Pubblicato la prima volta il 27 Agosto 2015 @ 10:34
Ho debolezza, non stanchezza. È un’espressione retaggio di un passato quando la fame era talmente tanta, che il fisico ne risentiva fino ad indebolirsi. Mia mamma l’ha usata sempre quando aveva fame, in alternativa a “um róģ al budèli”: non a caso quando si andava a trovare qualche malato, in ospedale, potendo, gli si portava del cibo, quello di prima necesità o comunque nutriente: zucchero, arance, una bocceta d’olio “buono” e se proprio si poteva “esagerare” si arrivava al marsala, anzi “alla” marsala ma rigorosamente all’uovo che “la t’aiuta ad arciapè al fòrzi!”.
Ricordo che ai tempi della mia infanzia era generalizzata la pratica di asportare le tonsille, causa, si riteneva, delle tonsilliti acute e ripetuti stati febbrili. L’intervento si effettuava “da svegli” seduti sulle ginocchia dell’infermiera che ci teneva ferme le braccia mentre l’otorino agiva con una lampadina posizionata sulla fronte, nessuna anestesia. Certo che dovevano insospettirmi quei bambini, di 5 anni, che entravano nell’ambulatorio su chiamata, con un asciugamano sotto braccio, per poi sparire nel nulla. Lo scoprii al mio turno: quell’asciugamano ci veniva messo al collo a mo’ di “bavusino” per raccogliere il sangue che si vomitava dopo la castrazione tonsillare, poi, senza pianti perché dalla bocca non poteva uscire suono alcuno, ci facevano uscire da un’altra porta rispetto l’entrata. A piedi si arrivava, in braccio si rincasava.
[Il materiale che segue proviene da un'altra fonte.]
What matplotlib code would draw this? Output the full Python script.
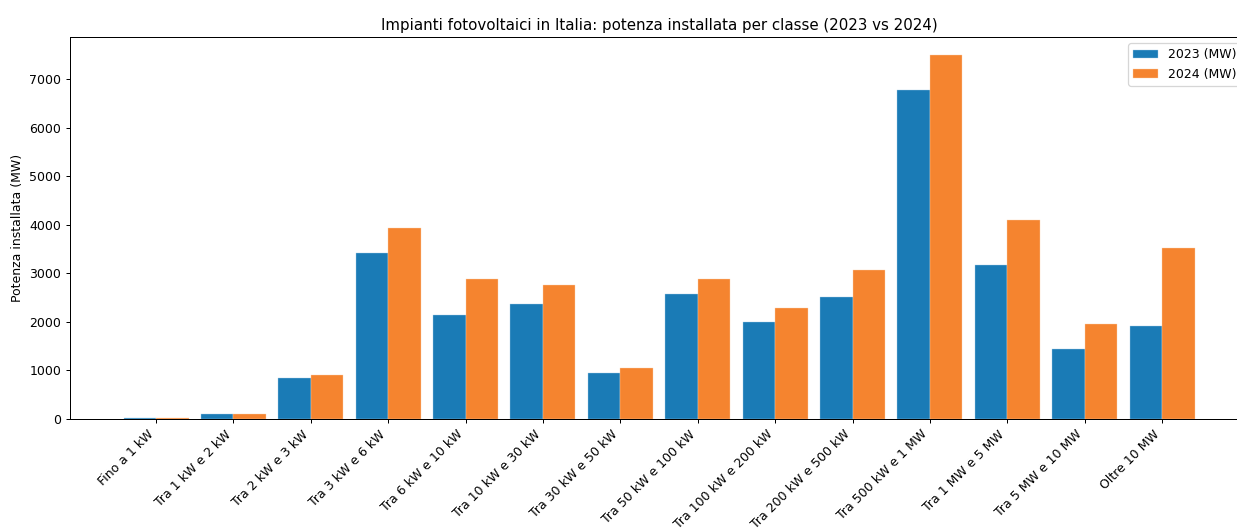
import matplotlib
matplotlib.use("Agg")
import matplotlib.pyplot as plt
import numpy as np

categories = ["Fino a 1 kW", "Tra 1 kW e 2 kW", "Tra 2 kW e 3 kW", "Tra 3 kW e 6 kW",
              "Tra 6 kW e 10 kW", "Tra 10 kW e 30 kW", "Tra 30 kW e 50 kW",
              "Tra 50 kW e 100 kW", "Tra 100 kW e 200 kW", "Tra 200 kW e 500 kW",
              "Tra 500 kW e 1 MW", "Tra 1 MW e 5 MW", "Tra 5 MW e 10 MW", "Oltre 10 MW"]
mw_2023 = [18, 95, 847, 3428, 2147, 2374, 950, 2581, 2003, 2519, 6793, 3180, 1445, 1927]
mw_2024 = [20, 100, 908, 3944, 2890, 2767, 1053, 2890, 2292, 3077, 7500, 4109, 1968, 3531]

DPI = 90
fig = plt.figure(figsize=(1237 / DPI, 529 / DPI), dpi=DPI)
ax = fig.add_axes([0.0566, 0.208, 0.9524, 0.722])

x = np.arange(len(categories))
w = 0.42
ax.bar(x - w / 2, mw_2023, w, color="#1a7bb6", edgecolor="#a9cfe6", linewidth=0.3, label="2023 (MW)")
ax.bar(x + w / 2, mw_2024, w, color="#f5842f", edgecolor="#fbd0ae", linewidth=0.3, label="2024 (MW)")

ax.set_xticks(x)
ax.set_xticklabels(categories, rotation=45, ha="right", fontsize=10)
ax.tick_params(axis="y", labelsize=10)
ax.set_ylabel("Potenza installata (MW)", fontsize=10)
ax.set_title("Impianti fotovoltaici in Italia: potenza installata per classe (2023 vs 2024)", fontsize=12)
ax.legend(loc="upper right", fontsize=10)

fig.savefig("out.png", dpi=DPI)
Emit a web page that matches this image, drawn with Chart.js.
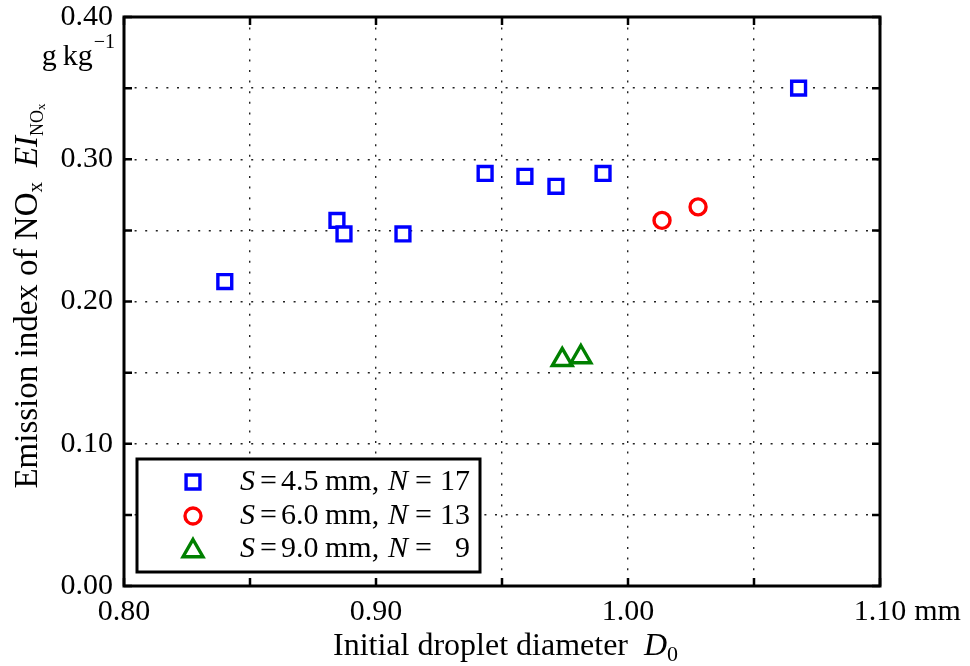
<!DOCTYPE html>
<html>
<head>
<meta charset="utf-8">
<script src="https://cdn.jsdelivr.net/npm/chart.js@4.4.0/dist/chart.umd.min.js"></script>
<style>
  html, body { margin: 0; padding: 0; background: #fff; }
  #wrap { width: 970px; height: 666px; }
</style>
</head>
<body>
<div id="wrap"><canvas id="chart" width="970" height="666"></canvas></div>
<script>
// ── Données ──────────────────────────────────────────────────────────────────
// S = 4.5 mm, N = 17
var d0S45 = [0.840, 0.8845, 0.8873, 0.9107, 0.9433, 0.9591, 0.9714, 0.9901, 1.0677];
var eiS45 = [0.214, 0.257, 0.2475, 0.2475, 0.290, 0.288, 0.281, 0.290, 0.350];
// S = 6.0 mm, N = 13
var d0S60 = [1.0135, 1.0278];
var eiS60 = [0.257, 0.2665];
// S = 9.0 mm, N = 9
var d0S90 = [0.9739, 0.9813];
var eiS90 = [0.159, 0.161];

var legendLabels = [
    { s: '4.5', n: '17' },
    { s: '6.0', n: '13' },
    { s: '9.0', n: '9' }
];
var xTickLabels = ['0.80', '0.90', '1.00', '1.10'];
var yTickLabels = ['0.00', '0.10', '0.20', '0.30', '0.40'];

var SERIF = "'Liberation Serif', 'Times New Roman', serif";

function pts(xs, ys) {
    return xs.map(function (x, i) { return { x: x, y: ys[i] }; });
}

function labelFor(list, value) {
    var k = Math.round(value * 100);
    if (k % 10 !== 0) return '';
    var s = (k / 100).toFixed(2);
    return list.indexOf(s) >= 0 ? s : '';
}

// ── Styles des séries ────────────────────────────────────────────────────────
var styles = [
    { color: '#0000ff', pointStyle: 'rect',     radius: 9.8,  borderWidth: 3.4 },
    { color: '#ff0000', pointStyle: 'circle',   radius: 8.0,  borderWidth: 3.4 },
    { color: '#008000', pointStyle: 'triangle', radius: 11.5, borderWidth: 3.4 }
];

function ds(data, st) {
    return {
        data: data,
        pointStyle: st.pointStyle,
        pointRadius: st.radius,
        pointHoverRadius: st.radius,
        pointBorderWidth: st.borderWidth,
        pointBorderColor: st.color,
        pointBackgroundColor: '#ffffff',
        showLine: false
    };
}

// ── Texte en plusieurs morceaux (italique, indices) ─────────────────────────
function drawRuns(ctx, runs, x, y) {
    runs.forEach(function (r) {
        ctx.font = r.font;
        ctx.fillText(r.t, x, y + (r.dy || 0));
        x += ctx.measureText(r.t).width + (r.gap || 0);
    });
    return x;
}

function runsWidth(ctx, runs) {
    var w = 0;
    runs.forEach(function (r) {
        ctx.font = r.font;
        w += ctx.measureText(r.t).width + (r.gap || 0);
    });
    return w;
}

// ── Plugin : légende, cadre, graduations, titres ────────────────────────────
var decor = {
    id: 'decor',
    afterDatasetsDraw: function (chart) {
        var ctx = chart.ctx;
        ctx.save();
        // boîte de légende
        ctx.fillStyle = '#fff';
        ctx.fillRect(137, 459, 343, 113);
        ctx.strokeStyle = '#000';
        ctx.lineWidth = 3;
        ctx.strokeRect(137, 459, 343, 113);

        var rows = [482, 516, 549];
        var reg = '30px ' + SERIF, ita = 'italic 30px ' + SERIF;
        legendLabels.forEach(function (lab, i) {
            var st = styles[i];
            ctx.strokeStyle = st.color;
            ctx.fillStyle = '#fff';
            ctx.lineWidth = st.borderWidth;
            Chart.helpers.drawPoint(ctx, {
                pointStyle: st.pointStyle, rotation: 0,
                radius: st.radius, borderWidth: st.borderWidth
            }, 193, rows[i] + (st.pointStyle === 'triangle' ? 2 : 0));

            var y = rows[i];
            ctx.fillStyle = '#000';
            ctx.textBaseline = 'middle';
            ctx.textAlign = 'left';
            ctx.font = ita; ctx.fillText('S', 240, y);
            ctx.font = reg; ctx.fillText('=', 260, y);
            ctx.fillText(lab.s, 281, y);
            ctx.fillText('mm,', 325, y);
            ctx.font = ita; ctx.fillText('N', 388, y);
            ctx.font = reg; ctx.fillText('=', 415, y);
            ctx.textAlign = 'right';
            ctx.fillText(lab.n, 470, y);
        });
        ctx.restore();
    },
    afterDraw: function (chart) {
        var ctx = chart.ctx;
        var a = chart.chartArea;
        var xs = chart.scales.x, ys = chart.scales.y;
        ctx.save();

        // graduations intérieures
        ctx.strokeStyle = '#000';
        ctx.lineWidth = 2.5;
        ctx.beginPath();
        xs.ticks.forEach(function (t) {
            var px = xs.getPixelForValue(t.value);
            ctx.moveTo(px, a.bottom); ctx.lineTo(px, a.bottom - 8);
            ctx.moveTo(px, a.top);    ctx.lineTo(px, a.top + 8);
        });
        ys.ticks.forEach(function (t) {
            var py = ys.getPixelForValue(t.value);
            ctx.moveTo(a.left, py);  ctx.lineTo(a.left + 8, py);
            ctx.moveTo(a.right, py); ctx.lineTo(a.right - 8, py);
        });
        ctx.stroke();

        // cadre
        ctx.lineWidth = 3;
        ctx.strokeRect(a.left, a.top, a.right - a.left, a.bottom - a.top);

        ctx.fillStyle = '#000';

        // unité x : « mm » après 1.10
        ctx.font = '30px ' + SERIF;
        ctx.textBaseline = 'middle';
        ctx.textAlign = 'left';
        var p110 = xs.getPixelForValue(1.1);
        ctx.fillText('mm', p110 + ctx.measureText('1.10').width / 2 + 8, 612);

        // unité y : g kg⁻¹ sous 0.40
        ctx.textBaseline = 'alphabetic';
        ctx.textAlign = 'right';
        ctx.font = '20px ' + SERIF;
        ctx.fillText('\u22121', 115, 48);
        var wSup = ctx.measureText('\u22121').width;
        ctx.font = '30px ' + SERIF;
        ctx.fillText('g\u2009kg', 115 - wSup - 1, 65);

        // titre x
        ctx.textAlign = 'left';
        drawRuns(ctx, [
            { t: 'Initial droplet diameter  ', font: '32px ' + SERIF },
            { t: 'D', font: 'italic 32px ' + SERIF },
            { t: '0', font: '22px ' + SERIF, dy: 6 }
        ], 333, 655);

        // titre y
        var yRuns = [
            { t: 'Emission index of NO', font: '33px ' + SERIF },
            { t: 'x', font: '21px ' + SERIF, dy: 5, gap: 15 },
            { t: 'EI', font: 'italic 33px ' + SERIF },
            { t: 'NO', font: '18px ' + SERIF, dy: 6 },
            { t: 'x', font: '13px ' + SERIF, dy: 8 }
        ];
        ctx.translate(37, 296);
        ctx.rotate(-Math.PI / 2);
        drawRuns(ctx, yRuns, -runsWidth(ctx, yRuns) / 2, 0);

        ctx.restore();
    }
};

// ── Graphique ────────────────────────────────────────────────────────────────
var gridCommon = {
    color: '#222',
    lineWidth: 1.4,
    drawTicks: false
};

new Chart(document.getElementById('chart').getContext('2d'), {
    type: 'scatter',
    data: {
        datasets: [
            ds(pts(d0S45, eiS45), styles[0]),
            ds(pts(d0S60, eiS60), styles[1]),
            ds(pts(d0S90, eiS90), styles[2])
        ]
    },
    options: {
        responsive: false,
        animation: false,
        devicePixelRatio: 1,
        layout: { padding: { left: 0, top: 17, right: 90, bottom: 0 } },
        plugins: {
            legend: { display: false },
            tooltip: { enabled: false }
        },
        scales: {
            x: {
                type: 'linear',
                min: 0.8,
                max: 1.1,
                grid: gridCommon,
                border: { display: false, dash: [2, 8.6] },
                ticks: {
                    stepSize: 0.05,
                    autoSkip: false,
                    maxRotation: 0,
                    padding: 8,
                    color: '#000',
                    font: { family: SERIF, size: 30 },
                    callback: function (v) { return labelFor(xTickLabels, v); }
                },
                afterFit: function (s) {
                    s.height = 80;
                    s.paddingLeft = 0; s.paddingRight = 0;
                }
            },
            y: {
                type: 'linear',
                min: 0,
                max: 0.4,
                grid: gridCommon,
                border: { display: false, dash: [2, 8.6] },
                ticks: {
                    stepSize: 0.05,
                    autoSkip: false,
                    padding: 11,
                    color: '#000',
                    font: { family: SERIF, size: 30 },
                    callback: function (v) { return labelFor(yTickLabels, v); }
                },
                afterFit: function (s) {
                    s.width = 124;
                    s.paddingTop = 0; s.paddingBottom = 0;
                }
            }
        }
    },
    plugins: [decor]
});
</script>
</body>
</html>
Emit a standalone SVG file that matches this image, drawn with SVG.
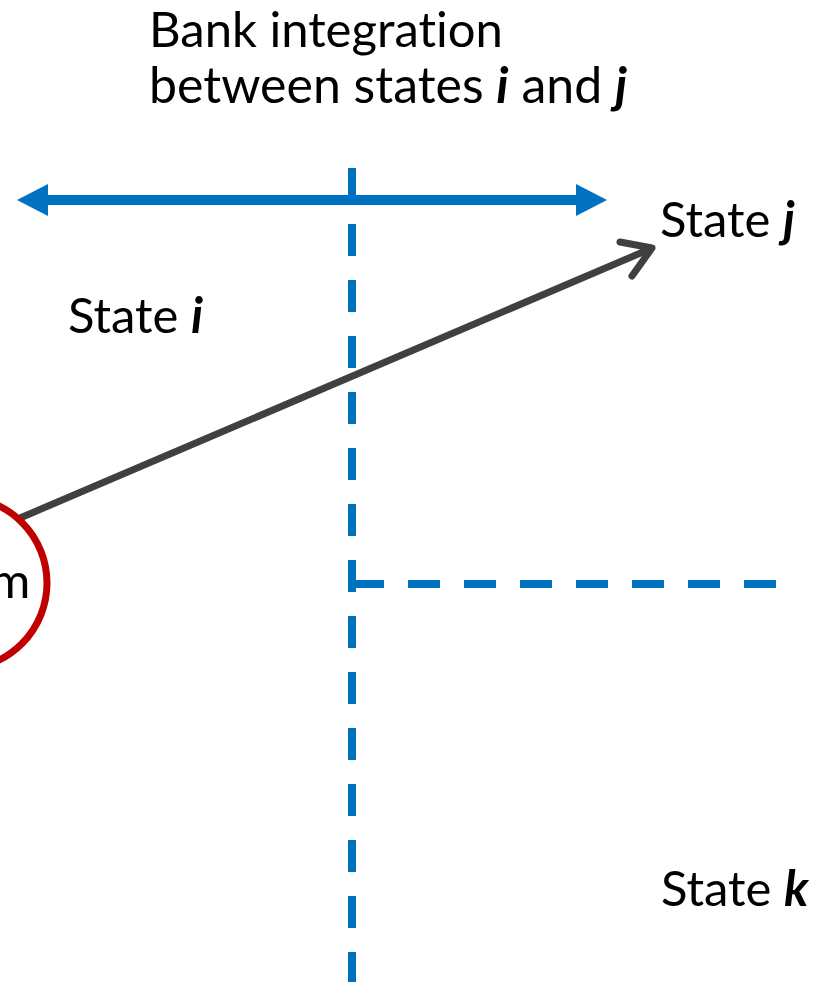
<svg xmlns="http://www.w3.org/2000/svg" width="815" height="982" viewBox="0 0 815 982">
<style>
text{font-family:Lato,"Open Sans","Liberation Sans",sans-serif;font-size:49px;fill:#000;font-variant-ligatures:none}
.t2{font-size:50px}
.v{font-weight:bold;font-style:italic}
.blue{stroke:#0070C0;stroke-width:8;fill:none}
.dash{stroke-dasharray:32 24}
</style>
<rect width="815" height="982" fill="#fff"/>
<g id="connectors">
<line class="blue dash" x1="352" y1="168" x2="352" y2="982"/>
<line class="blue dash" x1="352" y1="584" x2="776" y2="584"/>
<line x1="46" y1="200" x2="578" y2="200" stroke="#0070C0" stroke-width="10"/>
<polygon points="17,200 48,184 48,216" fill="#0070C0"/>
<polygon points="607,200 576,184 576,216" fill="#0070C0"/>
<g stroke="#404040" stroke-width="7" stroke-linecap="round" fill="none">
<line x1="20" y1="518" x2="650" y2="249"/>
<polyline points="620,242 652,248 632,276" stroke-linejoin="round"/>
</g>
</g>
<g id="bank">
<circle cx="-39" cy="583" r="86" fill="none" stroke="#C00000" stroke-width="7"/>
<text x="-10" y="598">m</text>
</g>
<g id="title">
<text x="149" y="47">Bank integration</text>
<text class="t2" x="149" y="103">between states <tspan class="v">i</tspan> and <tspan class="v">j</tspan></text>
</g>
<g id="state-i"><text x="68" y="333">State <tspan class="v">i</tspan></text></g>
<g id="state-j"><text x="660" y="237">State <tspan class="v">j</tspan></text></g>
<g id="state-k"><text x="661" y="906">State <tspan class="v">k</tspan></text></g>
</svg>
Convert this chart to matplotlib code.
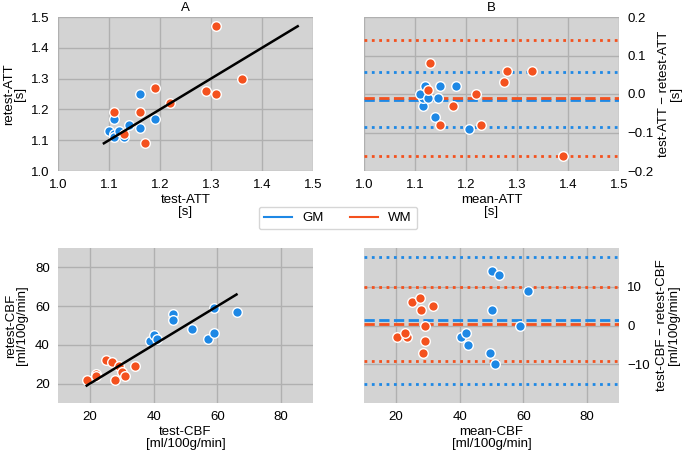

E allora dove stava il bello di quella tortura? Nella “dieta” che doveva rigorosamente seguire, costituita da cibi freddi, liquidi o semiliquidi: gelato, ghiacciolo, aranciata San Pellegrino…. insomma una pacchia rara, anzi unica come unica era l’asportazione delle tonsille.. un’operazione che oggi, mi dicono, si pratica raramente e, comunque, in una normale sala operatoria ospedaliera. Vero è che il gelato rispondeva alla atavica golosità ma non riempiva il buco nello stomaco per cui la mamma ci badava. Guai, infatti, a mangiare il pane, allora alimento principe, perché la crosta avrebbe potuto causare un’emorragia. Insomma, tutto ruotava attorno al cibo… sarà per questo che la mamma, ancorchè abbia passato a me, tra la più grandi delle sue rinunce, il timone della cucina di casa, ha sempre concluso ogni giornata con “Cust fè da magnè dmèn?”.